Mas este não é caso único. Uma ginecologista do Centro Materno Infantil do Norte (CMIN) teve mesmo que ficar internada porque o seu estado inspira cuidados, soube o PÚBLICO. Dentro do CMIN há ainda vários enfermeiros infectados e um grande número de profissionais de saúde estão em quarentena.

No serviço de oftalmologia do hospital do S. João uma parte substancial dos profissionais de saúde está igualmente em casa, depois de se ter descoberto que um doente estava infectado, revelou um responsável que pediu o anonimato. Também há profissionais de saúde dos hospitais de Gaia, de Aveiro e de Santa Maria da Feira nesta situação. “O problema é que os médicos não estão a ser testados por sistema”, lamenta o responsável do S. João.

No hospital de Santa Maria, em Lisboa, há “uma dúzia de profissionais de saúde” infectados, adianta Nídia Zózimo, médica que chefia uma das equipas de urgência desta unidade. Aqui, vários profissionais de saúde foram para casa só depois de se ter decidido efectuar testes aos doentes com pneumonia. Percebeu-se então que dois tinham covid-19.

Além do caso do Santa Maria, o secretário-geral do Sindicato Independente dos Médicos, Jorge Roque da Cunha, revela que “há seis médicos, três dos quais internados, dois enfermeiros e dois técnicos de fisioterapia infectados no hospital do SAMS [sistema privado de saúde dos bancários]”.

“É preciso fazer testes por sistema e com rapidez aos profissionais de saúde que contactam com doentes em todos os hospitais sem passar pela linha de apoio ao médico [que valida os casos que têm critérios para serem considerados suspeitos e testados], que não está a conseguir dar resposta”, critica.
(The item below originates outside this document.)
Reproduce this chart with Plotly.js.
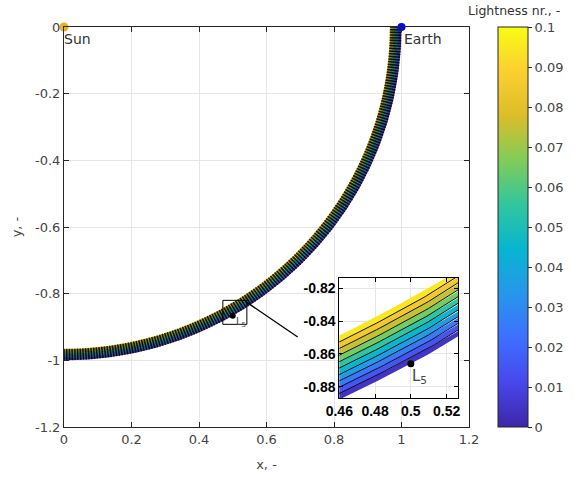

Roque da Cunha diz mesmo que a atender médicos especialistas há do outro lado desta linha “internos do primeiro e segundo ano” a validar casos, o que “não faz qualquer sentido”.

Dificuldade em fazer testes

Mas os profissionais de saúde não estão a ser testados com rapidez apenas porque a linha de apoio ao médico está a funcionar com grandes deficiências. “Também há falta de reagentes para fazer os diagnósticos laboratoriais e isso devia ter sido pensado antes. Devia haver uma reserva de reagentes, tal como de equipamentos de protecção individual. Na altura da gripe A, em 2009, estávamos mais bem preparados, levou-se tudo mais a sério.”

A dificuldade de fazer testes é de tal ordem, conta, que uma médica de um centro de saúde que atendeu um doente com covid-19 — e que a linha de apoio ao médico considerou não ter critérios para efectuar o diagnóstico laboratorial — “vai pagar 120 euros do seu bolso para perceber se está infectada no laboratório privado”. “Isto é gravíssimo”.

“Tem sido um drama para ligar à linha de apoio ao médico. Houve dois casos positivos no meu agrupamento de centros de saúde que estiveram três dias à espera dos resultados dos testes, sendo que no final um deles deu positivo. Os profissionais de saúde deviam ter via verde para fazer os testes”, defende.

A Ordem dos Médicos denunciou na terça-feira que 20% das pessoas infectadas em Portugal são profissionais de saúde e alertou que a falta de equipamentos de protecção individual está a ser o calcanhar de Aquiles do combate ao novo coronavírus. O secretário de Estado da Saúde contrapôs, porém, que nessa altura havia apenas cerca de três dezenas de profissionais infectados, 18 deles médicos, entre os 448 casos positivos existentes nessa altura.

Ontem, o balanço da Direcção-Geral da Saúde dava conta de seis mortes e cinco casos recuperados de um total de 1020 casos já confirmados, mais 235 do que no dia anterior. O número de casos suspeitos ascendia a 7732, mais 1671 do que na quinta-feira.